Aim of the exercise:
Look through the listing for the word "this". Copy each line that has it.

#####

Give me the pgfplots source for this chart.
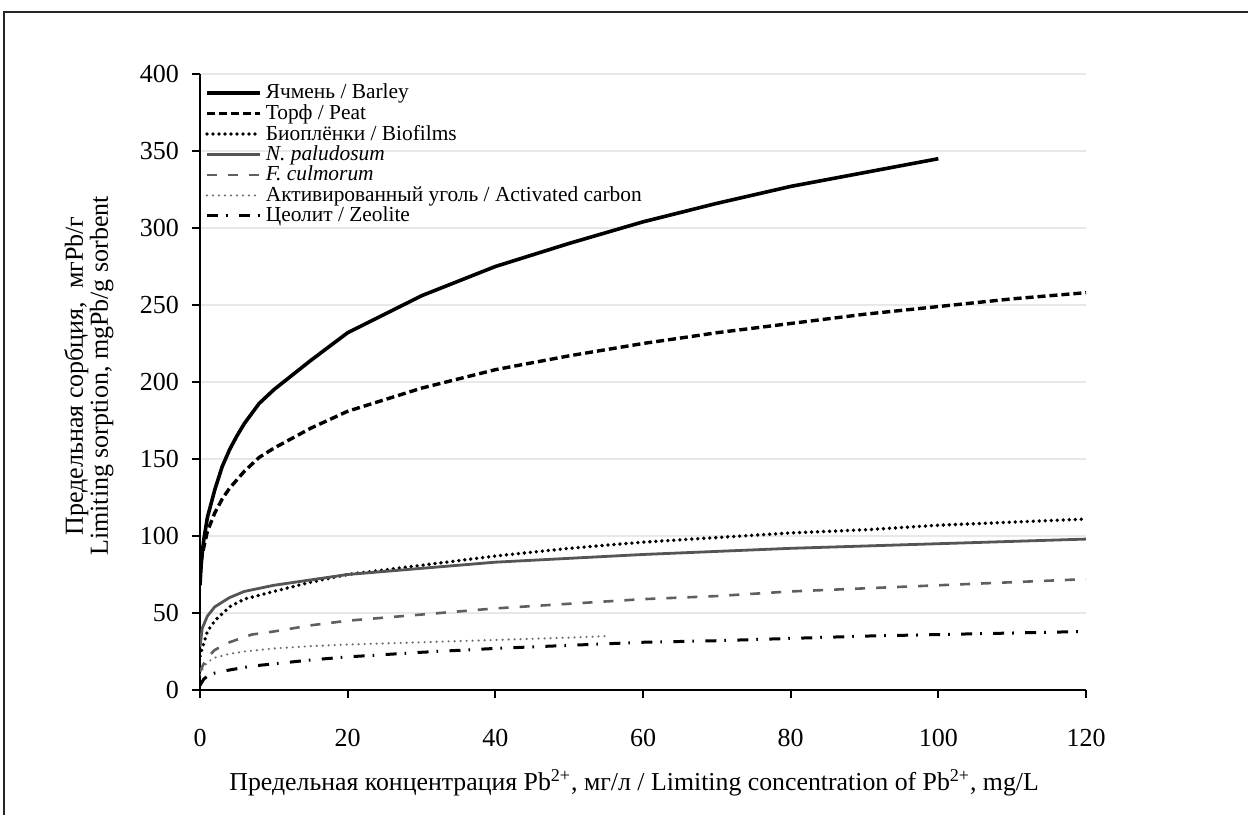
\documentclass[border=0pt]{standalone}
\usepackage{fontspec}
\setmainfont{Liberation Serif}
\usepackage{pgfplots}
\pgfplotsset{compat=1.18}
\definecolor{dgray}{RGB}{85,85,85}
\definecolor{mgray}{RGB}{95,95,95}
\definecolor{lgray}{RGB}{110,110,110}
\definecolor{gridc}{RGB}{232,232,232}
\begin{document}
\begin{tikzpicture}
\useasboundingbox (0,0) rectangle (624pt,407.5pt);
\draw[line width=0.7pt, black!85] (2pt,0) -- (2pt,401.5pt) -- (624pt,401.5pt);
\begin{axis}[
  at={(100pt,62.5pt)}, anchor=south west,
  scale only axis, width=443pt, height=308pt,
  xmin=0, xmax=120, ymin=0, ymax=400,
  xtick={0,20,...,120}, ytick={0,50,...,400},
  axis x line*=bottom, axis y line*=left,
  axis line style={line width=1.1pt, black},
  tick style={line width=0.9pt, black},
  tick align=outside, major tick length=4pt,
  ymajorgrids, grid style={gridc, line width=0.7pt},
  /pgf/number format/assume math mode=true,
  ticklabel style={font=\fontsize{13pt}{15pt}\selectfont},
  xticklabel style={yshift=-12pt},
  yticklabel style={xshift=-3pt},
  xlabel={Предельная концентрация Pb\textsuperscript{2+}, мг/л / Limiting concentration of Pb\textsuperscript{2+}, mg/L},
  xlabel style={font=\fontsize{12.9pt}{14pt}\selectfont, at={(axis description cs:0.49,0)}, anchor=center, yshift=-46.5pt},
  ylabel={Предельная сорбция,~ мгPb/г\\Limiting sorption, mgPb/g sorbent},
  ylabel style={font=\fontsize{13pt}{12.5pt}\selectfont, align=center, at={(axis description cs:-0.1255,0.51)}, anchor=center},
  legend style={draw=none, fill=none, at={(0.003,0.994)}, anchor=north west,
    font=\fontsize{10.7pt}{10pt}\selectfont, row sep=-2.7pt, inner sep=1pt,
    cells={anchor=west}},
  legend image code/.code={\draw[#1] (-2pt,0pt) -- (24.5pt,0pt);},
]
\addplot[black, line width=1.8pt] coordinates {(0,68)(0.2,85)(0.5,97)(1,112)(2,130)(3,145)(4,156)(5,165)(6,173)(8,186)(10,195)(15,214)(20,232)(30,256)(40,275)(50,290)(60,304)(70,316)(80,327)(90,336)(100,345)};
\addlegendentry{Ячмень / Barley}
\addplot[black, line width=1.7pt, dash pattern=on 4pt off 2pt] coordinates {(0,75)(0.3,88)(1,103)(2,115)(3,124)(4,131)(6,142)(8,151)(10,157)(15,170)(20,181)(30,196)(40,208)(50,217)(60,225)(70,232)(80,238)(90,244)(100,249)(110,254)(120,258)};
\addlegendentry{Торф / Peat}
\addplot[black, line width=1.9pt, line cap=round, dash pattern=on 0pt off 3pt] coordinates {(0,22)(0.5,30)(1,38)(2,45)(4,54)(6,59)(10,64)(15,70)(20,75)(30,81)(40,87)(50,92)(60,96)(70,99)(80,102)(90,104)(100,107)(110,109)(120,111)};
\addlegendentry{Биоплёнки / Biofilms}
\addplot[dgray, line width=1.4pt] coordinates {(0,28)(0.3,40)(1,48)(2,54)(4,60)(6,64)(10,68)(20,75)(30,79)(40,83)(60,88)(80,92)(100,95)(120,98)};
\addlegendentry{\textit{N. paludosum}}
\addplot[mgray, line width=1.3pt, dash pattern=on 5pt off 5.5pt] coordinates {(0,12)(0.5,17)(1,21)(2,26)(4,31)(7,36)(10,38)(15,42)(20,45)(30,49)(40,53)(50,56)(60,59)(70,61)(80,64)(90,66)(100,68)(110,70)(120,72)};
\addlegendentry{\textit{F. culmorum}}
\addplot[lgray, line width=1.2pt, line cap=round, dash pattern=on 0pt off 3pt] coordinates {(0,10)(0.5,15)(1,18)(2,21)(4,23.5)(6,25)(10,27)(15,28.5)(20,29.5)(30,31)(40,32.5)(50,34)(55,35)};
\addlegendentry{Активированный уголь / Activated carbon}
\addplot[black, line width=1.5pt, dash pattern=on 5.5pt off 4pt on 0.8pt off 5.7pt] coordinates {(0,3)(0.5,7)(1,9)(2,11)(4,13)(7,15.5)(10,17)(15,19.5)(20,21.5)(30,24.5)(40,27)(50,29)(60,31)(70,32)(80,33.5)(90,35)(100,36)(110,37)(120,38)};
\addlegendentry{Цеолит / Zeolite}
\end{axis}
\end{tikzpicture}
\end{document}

#####

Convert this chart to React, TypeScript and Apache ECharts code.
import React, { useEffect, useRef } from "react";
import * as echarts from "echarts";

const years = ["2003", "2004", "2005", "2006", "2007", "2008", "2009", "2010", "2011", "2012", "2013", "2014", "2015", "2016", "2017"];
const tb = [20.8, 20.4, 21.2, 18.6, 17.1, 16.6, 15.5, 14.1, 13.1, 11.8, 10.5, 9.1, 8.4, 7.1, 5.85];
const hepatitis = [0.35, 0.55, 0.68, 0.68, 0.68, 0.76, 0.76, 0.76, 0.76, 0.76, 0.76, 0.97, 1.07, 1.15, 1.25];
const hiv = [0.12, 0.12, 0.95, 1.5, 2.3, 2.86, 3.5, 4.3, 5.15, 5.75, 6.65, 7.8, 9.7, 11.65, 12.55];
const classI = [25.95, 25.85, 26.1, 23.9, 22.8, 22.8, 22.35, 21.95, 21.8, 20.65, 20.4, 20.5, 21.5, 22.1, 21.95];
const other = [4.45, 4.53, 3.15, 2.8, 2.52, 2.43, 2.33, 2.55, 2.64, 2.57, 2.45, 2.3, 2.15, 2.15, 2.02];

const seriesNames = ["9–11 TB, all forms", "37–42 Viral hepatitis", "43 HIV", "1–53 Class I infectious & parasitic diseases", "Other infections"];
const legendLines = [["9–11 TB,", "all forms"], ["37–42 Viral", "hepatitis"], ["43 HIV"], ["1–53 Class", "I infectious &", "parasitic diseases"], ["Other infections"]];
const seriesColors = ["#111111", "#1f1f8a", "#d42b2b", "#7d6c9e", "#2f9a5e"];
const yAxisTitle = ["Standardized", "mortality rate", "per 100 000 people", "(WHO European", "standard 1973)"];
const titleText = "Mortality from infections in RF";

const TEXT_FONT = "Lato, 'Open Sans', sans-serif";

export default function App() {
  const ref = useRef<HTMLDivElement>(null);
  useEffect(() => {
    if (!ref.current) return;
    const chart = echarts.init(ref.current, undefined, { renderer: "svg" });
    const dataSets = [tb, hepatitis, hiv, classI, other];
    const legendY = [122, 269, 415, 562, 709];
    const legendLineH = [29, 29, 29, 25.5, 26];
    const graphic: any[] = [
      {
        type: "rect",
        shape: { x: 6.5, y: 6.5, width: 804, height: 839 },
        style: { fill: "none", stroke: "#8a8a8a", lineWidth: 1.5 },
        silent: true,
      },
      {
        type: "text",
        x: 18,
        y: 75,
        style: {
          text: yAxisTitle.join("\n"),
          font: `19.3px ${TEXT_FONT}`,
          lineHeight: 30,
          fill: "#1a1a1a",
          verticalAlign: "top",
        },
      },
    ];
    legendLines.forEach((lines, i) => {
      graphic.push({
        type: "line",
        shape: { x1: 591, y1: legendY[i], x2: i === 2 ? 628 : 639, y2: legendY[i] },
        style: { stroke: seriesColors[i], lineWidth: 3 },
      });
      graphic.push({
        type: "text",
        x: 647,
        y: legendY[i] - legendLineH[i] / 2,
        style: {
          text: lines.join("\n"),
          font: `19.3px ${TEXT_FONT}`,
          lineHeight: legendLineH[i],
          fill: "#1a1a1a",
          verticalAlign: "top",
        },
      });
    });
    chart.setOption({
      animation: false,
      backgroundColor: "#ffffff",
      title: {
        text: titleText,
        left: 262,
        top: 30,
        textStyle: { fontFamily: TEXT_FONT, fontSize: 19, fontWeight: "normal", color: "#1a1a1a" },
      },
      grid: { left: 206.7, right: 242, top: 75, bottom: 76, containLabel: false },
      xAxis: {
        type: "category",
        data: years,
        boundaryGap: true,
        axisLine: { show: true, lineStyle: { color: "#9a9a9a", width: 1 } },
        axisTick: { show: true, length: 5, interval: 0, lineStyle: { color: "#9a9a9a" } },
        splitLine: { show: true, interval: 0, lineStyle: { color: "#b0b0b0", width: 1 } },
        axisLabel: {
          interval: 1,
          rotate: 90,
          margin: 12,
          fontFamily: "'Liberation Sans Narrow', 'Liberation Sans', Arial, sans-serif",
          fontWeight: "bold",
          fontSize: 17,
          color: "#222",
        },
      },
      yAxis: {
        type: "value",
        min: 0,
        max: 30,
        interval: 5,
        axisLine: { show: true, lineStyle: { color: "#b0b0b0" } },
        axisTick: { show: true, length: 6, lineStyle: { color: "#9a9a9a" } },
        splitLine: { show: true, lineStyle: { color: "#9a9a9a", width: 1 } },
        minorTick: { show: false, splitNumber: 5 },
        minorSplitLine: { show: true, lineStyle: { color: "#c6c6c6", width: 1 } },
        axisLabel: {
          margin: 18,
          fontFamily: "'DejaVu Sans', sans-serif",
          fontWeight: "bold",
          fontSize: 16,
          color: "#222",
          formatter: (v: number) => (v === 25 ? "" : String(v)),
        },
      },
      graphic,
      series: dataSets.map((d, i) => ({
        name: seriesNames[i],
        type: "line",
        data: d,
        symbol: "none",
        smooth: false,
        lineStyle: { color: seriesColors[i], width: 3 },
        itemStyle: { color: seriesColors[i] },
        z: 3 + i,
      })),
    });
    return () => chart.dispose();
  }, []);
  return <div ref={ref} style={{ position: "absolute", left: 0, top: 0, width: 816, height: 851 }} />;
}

#####

Task solution:
Give me the pgfplots source for this chart.
Convert this chart to React, TypeScript and Apache ECharts code.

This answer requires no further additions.